ATP(男子プロテニス協会)が主催する国別対抗戦『ATPカップ』は大会4日目を終え、グループラウンドの2戦目が行なわれた。パース会場のグループBで戦う日本はジョージアと対戦。添田豪の逆転勝ちで先勝し、西岡良仁が世界ランク26位のニコロズ・バシラシビリを破って日本が勝利をおさめた。
西岡良仁の勢いが止まらない。ウルグアイとの初戦で世界ランク45位のパブロ・クエバスを6-0 6-1と封じ込めた24歳は、さらに上の世界ランク26位も粉砕した。機械のようにミスなく、かつ頭を使って変化を交えつつ、170cmの小さな体さえ武器にして相手を惑わす。昨年は自己最高の16位に達したバシラシビリも、序盤からその魔術にかかったように第2ゲームをいきなりブレークされると、その後もミスを量産した。まさかのタイミングでサーブ・アンド・ボレーを試みたり、突如クイックサーブでタイミングをはずしたりと、持てるアイデアとテクニックを随所で実行する西岡。第1セットを6-2で奪った。

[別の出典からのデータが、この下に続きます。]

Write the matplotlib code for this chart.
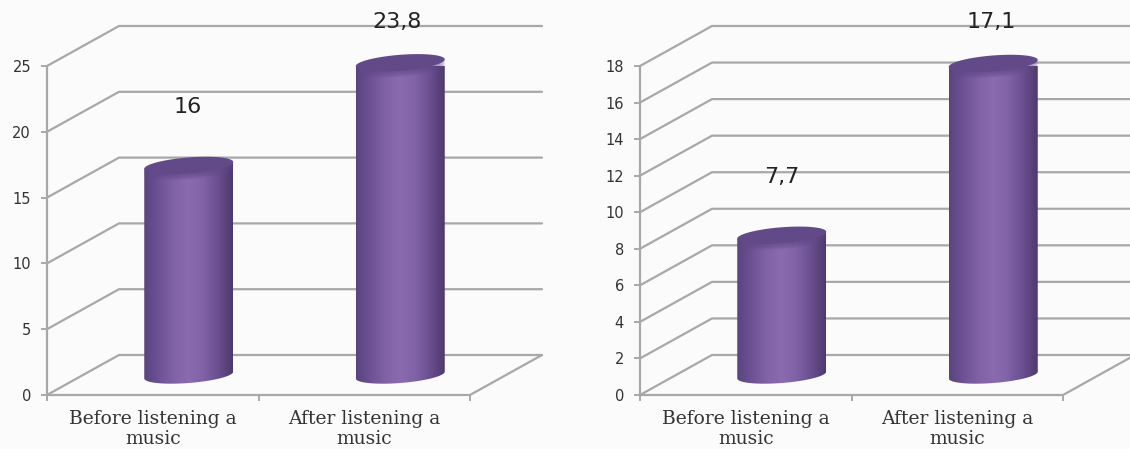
import numpy as np
import matplotlib
matplotlib.use("Agg")
import matplotlib.pyplot as plt
from matplotlib.colors import LinearSegmentedColormap
from matplotlib.patches import Polygon

categories = ["Before listening a\nmusic", "After listening a\nmusic"]
left_values = [16, 23.8]
right_values = [7.7, 17.1]
left_labels = ["16", "23,8"]
right_labels = ["7,7", "17,1"]
left_ticks = [0, 5, 10, 15, 20, 25]
right_ticks = [0, 2, 4, 6, 8, 10, 12, 14, 16, 18]

W, H = 1130, 449
GRID = "#a8a8a8"
TEXT = "#333333"
BACKGROUND = "#fbfbfb"
CAP = "#624a88"
BODY = LinearSegmentedColormap.from_list(
    "cylinder",
    ["#5a4480", "#6d5295", "#8062a6", "#8a6bb0", "#8062a6", "#6a4f90", "#4d3a6c"],
)

AX_W, AX_H = 423, 329       # front plane size
DEPTH_X, DEPTH_Y = 72, 40   # offset of the back wall
HALF_W, ELL_B, TILT = 44.5, 8.0, 3.4  # cylinder shape


def ellipse(cx, cy, sx, sy, t):
    """Tilted ellipse outline in data units; sx, sy convert pixels to data."""
    x = cx + HALF_W * np.cos(t) * sx
    y = cy + (ELL_B * np.sin(t) + TILT * np.cos(t)) * sy
    return x, y


def panel(fig, left_px, values, labels, ticks, label_pos):
    ax = fig.add_axes([left_px / W, (H - 395) / H, AX_W / W, AX_H / H])
    ymax = ticks[-1]
    sx, sy = 2 / AX_W, ymax / AX_H
    dx, dy = DEPTH_X * sx, DEPTH_Y * sy
    line = dict(color=GRID, lw=1.6, clip_on=False, solid_capstyle="round", zorder=1)

    # Wall gridlines, floor outline and left axis
    for t in ticks:
        ax.plot([0, dx, 2 + dx], [t, t + dy, t + dy], **line)
    ax.plot([0, 2, 2 + dx], [0, 0, dy], **line)
    ax.plot([0, 0], [0, ymax], **line)

    # Cylinders
    for i, v in enumerate(values):
        cx, base = i + 0.5 + dx / 2, dy / 2
        t = np.linspace(0, 2 * np.pi, 200)
        lower = t[(t >= np.pi) & (t <= 2 * np.pi)]
        bx, by = ellipse(cx, base, sx, sy, lower)
        tx, ty = ellipse(cx, base + v, sx, sy, lower[::-1])
        outline = np.column_stack([np.r_[bx, tx], np.r_[by, ty]])
        grad = np.linspace(0, 1, 256)[None, :]
        im = ax.imshow(
            grad, cmap=BODY, aspect="auto", zorder=3,
            extent=[cx - HALF_W * sx, cx + HALF_W * sx, 0, ymax * 1.2],
        )
        clip = Polygon(outline, closed=True, transform=ax.transData)
        im.set_clip_path(clip)
        # Top face, fading gradually into the body along its lower rim
        for shift in np.arange(-7.0, -1.0, 1.0):
            ex, ey = ellipse(cx, base + v + shift * sy, sx, sy, lower)
            ax.fill(ex, ey, color=CAP, alpha=0.16, zorder=4, clip_on=False, lw=0)
        ex, ey = ellipse(cx, base + v - 1.0 * sy, sx, sy, t)
        ax.fill(ex, ey, color=CAP, zorder=4, clip_on=False, lw=0)
        ax.text(label_pos[i][0], label_pos[i][1], labels[i], transform=None,
                fontsize=16, color="#222222", ha="center", va="center",
                family="DejaVu Sans", zorder=5)

    ax.set_xlim(0, 2)
    ax.set_ylim(0, ymax)
    ax.patch.set_visible(False)
    for s in ax.spines.values():
        s.set_visible(False)

    ax.set_xticks([0, 1, 2])
    ax.set_xticklabels([])
    ax.set_yticks(ticks)
    ax.set_yticklabels([str(t) for t in ticks], family="DejaVu Sans",
                       fontsize=10.5, color=TEXT)
    ax.tick_params(axis="both", color=GRID, width=1.4, length=4.5)
    ax.tick_params(axis="y", pad=7)

    for i, c in enumerate(categories):
        ax.text(i + 0.5, -14.5 * sy, c, ha="center", va="top",
                family="DejaVu Serif", fontsize=13.5, color=TEXT,
                linespacing=1.2, clip_on=False)
    return ax


def pixel_labels(positions):
    # Figure-pixel positions measured from the top edge
    return [(x, H - y) for x, y in positions]


fig = plt.figure(figsize=(W / 100, H / 100), dpi=100, facecolor=BACKGROUND)
panel(fig, 47, left_values, left_labels, left_ticks,
      pixel_labels([(188, 107), (397, 22)]))
panel(fig, 640, right_values, right_labels, right_ticks,
      pixel_labels([(782, 177), (991, 22)]))
fig.savefig("out.png", dpi=100, facecolor=BACKGROUND)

第2セットは苦しい展開ではあったが、勝負どころで強かった。第3ゲームで先にブレークを許したが、すぐにブレークバック。第7ゲームでは3回ブレークポイントを握られながらもキープに成功し、意気消沈したバシラシビリから次のゲームをラブゲームでブレークする。一気に勝利へ加速した。
試合後のコートで、インタビュアーから「私自身も含め、多くの人があなたのプレーを楽しんでいますよ」と言われると、「とてもうれしいです。勝つことはもちろん大切ですが、それと同時に、僕は見ている人たちに楽しんでもらえるようなテニスがしたいと思っているので」と笑顔が弾けた。

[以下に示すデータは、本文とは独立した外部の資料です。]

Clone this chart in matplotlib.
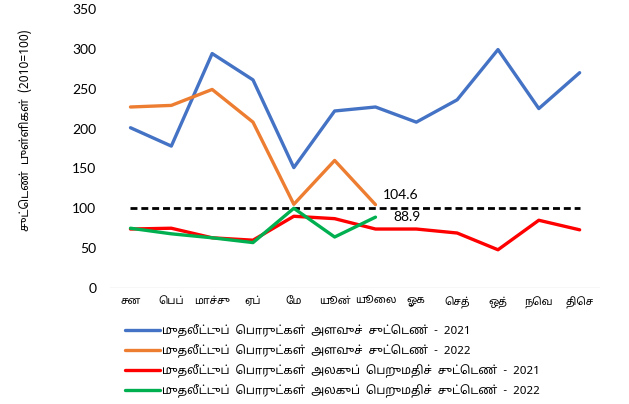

なお、日本はこのATPカップにおける国別ランキングで7位だが、これはエントリー時の錦織圭のランキングをもとにしたものだ。錦織が欠場となった今、事実上日本は出場チームの中で最下位ということになる。西岡のランキングは73位で、24カ国中のどの国のエースよりも下だからだ。しかしその西岡のジャイアントキラー・パワーが炸裂し、日本チームの快進撃を生んでいる。
昨年11月、今回と同様に錦織不在だったデビスカップにエースとして出場した西岡は、グループリーグのフランス戦で世界ランク10位のガエル・モンフィスを破った。8月には錦織にも勝っており、トップ10からの2勝で得た自信は大きい。次の相手はスペイン。西岡が挑むのは王者ラファエル・ナダルだ。
「勝つために、自分がやらなければいけないことはわかっている」
怖じ気づくなどという言葉は、西岡の辞書にはない。